Reproduce all of the data that follows, character for character.

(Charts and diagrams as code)
____________________

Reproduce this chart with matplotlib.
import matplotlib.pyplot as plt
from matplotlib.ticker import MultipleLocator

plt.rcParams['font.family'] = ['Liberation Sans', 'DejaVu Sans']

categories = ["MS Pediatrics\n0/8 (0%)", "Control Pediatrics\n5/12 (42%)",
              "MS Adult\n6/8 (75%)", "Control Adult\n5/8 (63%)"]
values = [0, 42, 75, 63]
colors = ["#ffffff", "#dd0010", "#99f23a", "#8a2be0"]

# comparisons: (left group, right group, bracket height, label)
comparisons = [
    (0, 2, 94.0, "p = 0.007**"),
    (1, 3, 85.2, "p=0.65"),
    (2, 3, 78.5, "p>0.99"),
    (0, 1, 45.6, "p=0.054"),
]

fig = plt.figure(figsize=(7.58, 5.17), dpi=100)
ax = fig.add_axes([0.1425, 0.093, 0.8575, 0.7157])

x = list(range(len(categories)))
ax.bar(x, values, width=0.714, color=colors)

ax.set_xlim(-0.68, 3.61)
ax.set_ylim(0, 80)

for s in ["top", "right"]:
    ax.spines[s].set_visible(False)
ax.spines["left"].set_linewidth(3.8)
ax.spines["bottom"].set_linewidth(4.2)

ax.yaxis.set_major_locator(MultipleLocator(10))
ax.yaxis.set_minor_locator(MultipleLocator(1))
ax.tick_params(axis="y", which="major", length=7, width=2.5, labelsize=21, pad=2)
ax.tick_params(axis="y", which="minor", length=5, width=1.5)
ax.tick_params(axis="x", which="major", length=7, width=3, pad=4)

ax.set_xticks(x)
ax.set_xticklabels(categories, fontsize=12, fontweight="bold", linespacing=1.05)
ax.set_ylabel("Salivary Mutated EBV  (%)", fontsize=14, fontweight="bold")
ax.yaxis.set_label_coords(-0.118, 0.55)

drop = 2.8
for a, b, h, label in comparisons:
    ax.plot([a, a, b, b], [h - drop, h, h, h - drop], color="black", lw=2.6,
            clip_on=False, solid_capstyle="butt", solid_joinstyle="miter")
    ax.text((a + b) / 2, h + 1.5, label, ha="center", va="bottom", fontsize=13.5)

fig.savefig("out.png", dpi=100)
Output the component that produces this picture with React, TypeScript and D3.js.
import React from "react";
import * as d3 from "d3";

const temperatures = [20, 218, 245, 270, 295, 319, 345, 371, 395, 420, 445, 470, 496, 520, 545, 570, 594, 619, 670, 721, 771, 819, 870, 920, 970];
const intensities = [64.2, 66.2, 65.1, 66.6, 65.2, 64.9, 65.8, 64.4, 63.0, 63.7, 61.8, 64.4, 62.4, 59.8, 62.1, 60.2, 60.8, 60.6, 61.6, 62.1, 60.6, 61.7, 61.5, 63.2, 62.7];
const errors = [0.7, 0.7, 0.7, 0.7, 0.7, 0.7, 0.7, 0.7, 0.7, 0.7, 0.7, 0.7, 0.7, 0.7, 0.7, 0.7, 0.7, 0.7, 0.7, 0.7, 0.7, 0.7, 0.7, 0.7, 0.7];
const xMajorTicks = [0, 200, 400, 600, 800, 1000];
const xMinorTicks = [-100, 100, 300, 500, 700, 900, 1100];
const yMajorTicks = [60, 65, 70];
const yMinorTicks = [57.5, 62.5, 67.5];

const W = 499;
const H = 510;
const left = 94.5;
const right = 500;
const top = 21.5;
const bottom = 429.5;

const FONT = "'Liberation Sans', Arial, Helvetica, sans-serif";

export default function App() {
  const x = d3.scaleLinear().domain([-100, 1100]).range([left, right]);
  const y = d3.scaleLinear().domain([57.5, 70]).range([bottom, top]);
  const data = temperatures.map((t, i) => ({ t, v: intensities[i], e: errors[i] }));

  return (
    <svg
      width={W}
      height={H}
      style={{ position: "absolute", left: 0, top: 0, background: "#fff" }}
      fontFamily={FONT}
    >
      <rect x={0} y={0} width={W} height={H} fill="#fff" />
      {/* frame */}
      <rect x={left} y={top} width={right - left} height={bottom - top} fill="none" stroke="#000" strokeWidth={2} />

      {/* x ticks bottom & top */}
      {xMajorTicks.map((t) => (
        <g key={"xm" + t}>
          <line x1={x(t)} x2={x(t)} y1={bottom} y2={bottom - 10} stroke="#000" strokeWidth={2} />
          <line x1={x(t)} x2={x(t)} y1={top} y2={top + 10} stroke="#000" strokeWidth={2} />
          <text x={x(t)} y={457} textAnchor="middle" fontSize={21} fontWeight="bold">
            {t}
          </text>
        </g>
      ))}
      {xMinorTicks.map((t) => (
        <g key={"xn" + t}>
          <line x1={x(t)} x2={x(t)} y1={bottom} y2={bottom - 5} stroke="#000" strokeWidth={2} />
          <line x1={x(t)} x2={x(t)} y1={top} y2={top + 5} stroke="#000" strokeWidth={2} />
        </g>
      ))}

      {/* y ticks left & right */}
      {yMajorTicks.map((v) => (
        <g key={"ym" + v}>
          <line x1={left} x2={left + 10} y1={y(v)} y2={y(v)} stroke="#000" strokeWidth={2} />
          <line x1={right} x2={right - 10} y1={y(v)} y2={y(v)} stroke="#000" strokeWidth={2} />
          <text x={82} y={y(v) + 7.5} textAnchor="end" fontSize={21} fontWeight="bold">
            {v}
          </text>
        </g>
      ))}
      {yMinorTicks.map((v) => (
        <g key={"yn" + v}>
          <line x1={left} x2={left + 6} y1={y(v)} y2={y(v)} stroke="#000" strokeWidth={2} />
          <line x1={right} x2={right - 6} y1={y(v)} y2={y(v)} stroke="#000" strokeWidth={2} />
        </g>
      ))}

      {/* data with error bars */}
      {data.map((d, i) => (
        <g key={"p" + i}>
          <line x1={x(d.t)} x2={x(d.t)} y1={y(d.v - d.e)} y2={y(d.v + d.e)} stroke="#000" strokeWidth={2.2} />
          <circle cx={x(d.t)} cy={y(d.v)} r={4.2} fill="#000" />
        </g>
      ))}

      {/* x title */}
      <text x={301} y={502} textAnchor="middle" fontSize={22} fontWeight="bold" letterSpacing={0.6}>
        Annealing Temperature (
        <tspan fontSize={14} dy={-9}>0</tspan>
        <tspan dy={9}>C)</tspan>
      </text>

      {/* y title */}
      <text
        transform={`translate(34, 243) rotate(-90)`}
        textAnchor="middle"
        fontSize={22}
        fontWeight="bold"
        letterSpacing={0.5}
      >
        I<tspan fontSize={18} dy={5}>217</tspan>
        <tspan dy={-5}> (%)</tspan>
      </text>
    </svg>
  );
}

____________________

→ **Answer for the task**:
Reproduce this chart with matplotlib.
import matplotlib.pyplot as plt
from matplotlib.ticker import MultipleLocator

plt.rcParams['font.family'] = ['Liberation Sans', 'DejaVu Sans']

categories = ["MS Pediatrics\n0/8 (0%)", "Control Pediatrics\n5/12 (42%)",
              "MS Adult\n6/8 (75%)", "Control Adult\n5/8 (63%)"]
values = [0, 42, 75, 63]
colors = ["#ffffff", "#dd0010", "#99f23a", "#8a2be0"]

# comparisons: (left group, right group, bracket height, label)
comparisons = [
    (0, 2, 94.0, "p = 0.007**"),
    (1, 3, 85.2, "p=0.65"),
    (2, 3, 78.5, "p>0.99"),
    (0, 1, 45.6, "p=0.054"),
]

fig = plt.figure(figsize=(7.58, 5.17), dpi=100)
ax = fig.add_axes([0.1425, 0.093, 0.8575, 0.7157])

x = list(range(len(categories)))
ax.bar(x, values, width=0.714, color=colors)

ax.set_xlim(-0.68, 3.61)
ax.set_ylim(0, 80)

for s in ["top", "right"]:
    ax.spines[s].set_visible(False)
ax.spines["left"].set_linewidth(3.8)
ax.spines["bottom"].set_linewidth(4.2)

ax.yaxis.set_major_locator(MultipleLocator(10))
ax.yaxis.set_minor_locator(MultipleLocator(1))
ax.tick_params(axis="y", which="major", length=7, width=2.5, labelsize=21, pad=2)
ax.tick_params(axis="y", which="minor", length=5, width=1.5)
ax.tick_params(axis="x", which="major", length=7, width=3, pad=4)

ax.set_xticks(x)
ax.set_xticklabels(categories, fontsize=12, fontweight="bold", linespacing=1.05)
ax.set_ylabel("Salivary Mutated EBV  (%)", fontsize=14, fontweight="bold")
ax.yaxis.set_label_coords(-0.118, 0.55)

drop = 2.8
for a, b, h, label in comparisons:
    ax.plot([a, a, b, b], [h - drop, h, h, h - drop], color="black", lw=2.6,
            clip_on=False, solid_capstyle="butt", solid_joinstyle="miter")
    ax.text((a + b) / 2, h + 1.5, label, ha="center", va="bottom", fontsize=13.5)

fig.savefig("out.png", dpi=100)
Output the component that produces this picture with React, TypeScript and D3.js.
import React from "react";
import * as d3 from "d3";

const temperatures = [20, 218, 245, 270, 295, 319, 345, 371, 395, 420, 445, 470, 496, 520, 545, 570, 594, 619, 670, 721, 771, 819, 870, 920, 970];
const intensities = [64.2, 66.2, 65.1, 66.6, 65.2, 64.9, 65.8, 64.4, 63.0, 63.7, 61.8, 64.4, 62.4, 59.8, 62.1, 60.2, 60.8, 60.6, 61.6, 62.1, 60.6, 61.7, 61.5, 63.2, 62.7];
const errors = [0.7, 0.7, 0.7, 0.7, 0.7, 0.7, 0.7, 0.7, 0.7, 0.7, 0.7, 0.7, 0.7, 0.7, 0.7, 0.7, 0.7, 0.7, 0.7, 0.7, 0.7, 0.7, 0.7, 0.7, 0.7];
const xMajorTicks = [0, 200, 400, 600, 800, 1000];
const xMinorTicks = [-100, 100, 300, 500, 700, 900, 1100];
const yMajorTicks = [60, 65, 70];
const yMinorTicks = [57.5, 62.5, 67.5];

const W = 499;
const H = 510;
const left = 94.5;
const right = 500;
const top = 21.5;
const bottom = 429.5;

const FONT = "'Liberation Sans', Arial, Helvetica, sans-serif";

export default function App() {
  const x = d3.scaleLinear().domain([-100, 1100]).range([left, right]);
  const y = d3.scaleLinear().domain([57.5, 70]).range([bottom, top]);
  const data = temperatures.map((t, i) => ({ t, v: intensities[i], e: errors[i] }));

  return (
    <svg
      width={W}
      height={H}
      style={{ position: "absolute", left: 0, top: 0, background: "#fff" }}
      fontFamily={FONT}
    >
      <rect x={0} y={0} width={W} height={H} fill="#fff" />
      {/* frame */}
      <rect x={left} y={top} width={right - left} height={bottom - top} fill="none" stroke="#000" strokeWidth={2} />

      {/* x ticks bottom & top */}
      {xMajorTicks.map((t) => (
        <g key={"xm" + t}>
          <line x1={x(t)} x2={x(t)} y1={bottom} y2={bottom - 10} stroke="#000" strokeWidth={2} />
          <line x1={x(t)} x2={x(t)} y1={top} y2={top + 10} stroke="#000" strokeWidth={2} />
          <text x={x(t)} y={457} textAnchor="middle" fontSize={21} fontWeight="bold">
            {t}
          </text>
        </g>
      ))}
      {xMinorTicks.map((t) => (
        <g key={"xn" + t}>
          <line x1={x(t)} x2={x(t)} y1={bottom} y2={bottom - 5} stroke="#000" strokeWidth={2} />
          <line x1={x(t)} x2={x(t)} y1={top} y2={top + 5} stroke="#000" strokeWidth={2} />
        </g>
      ))}

      {/* y ticks left & right */}
      {yMajorTicks.map((v) => (
        <g key={"ym" + v}>
          <line x1={left} x2={left + 10} y1={y(v)} y2={y(v)} stroke="#000" strokeWidth={2} />
          <line x1={right} x2={right - 10} y1={y(v)} y2={y(v)} stroke="#000" strokeWidth={2} />
          <text x={82} y={y(v) + 7.5} textAnchor="end" fontSize={21} fontWeight="bold">
            {v}
          </text>
        </g>
      ))}
      {yMinorTicks.map((v) => (
        <g key={"yn" + v}>
          <line x1={left} x2={left + 6} y1={y(v)} y2={y(v)} stroke="#000" strokeWidth={2} />
          <line x1={right} x2={right - 6} y1={y(v)} y2={y(v)} stroke="#000" strokeWidth={2} />
        </g>
      ))}

      {/* data with error bars */}
      {data.map((d, i) => (
        <g key={"p" + i}>
          <line x1={x(d.t)} x2={x(d.t)} y1={y(d.v - d.e)} y2={y(d.v + d.e)} stroke="#000" strokeWidth={2.2} />
          <circle cx={x(d.t)} cy={y(d.v)} r={4.2} fill="#000" />
        </g>
      ))}

      {/* x title */}
      <text x={301} y={502} textAnchor="middle" fontSize={22} fontWeight="bold" letterSpacing={0.6}>
        Annealing Temperature (
        <tspan fontSize={14} dy={-9}>0</tspan>
        <tspan dy={9}>C)</tspan>
      </text>

      {/* y title */}
      <text
        transform={`translate(34, 243) rotate(-90)`}
        textAnchor="middle"
        fontSize={22}
        fontWeight="bold"
        letterSpacing={0.5}
      >
        I<tspan fontSize={18} dy={5}>217</tspan>
        <tspan dy={-5}> (%)</tspan>
      </text>
    </svg>
  );
}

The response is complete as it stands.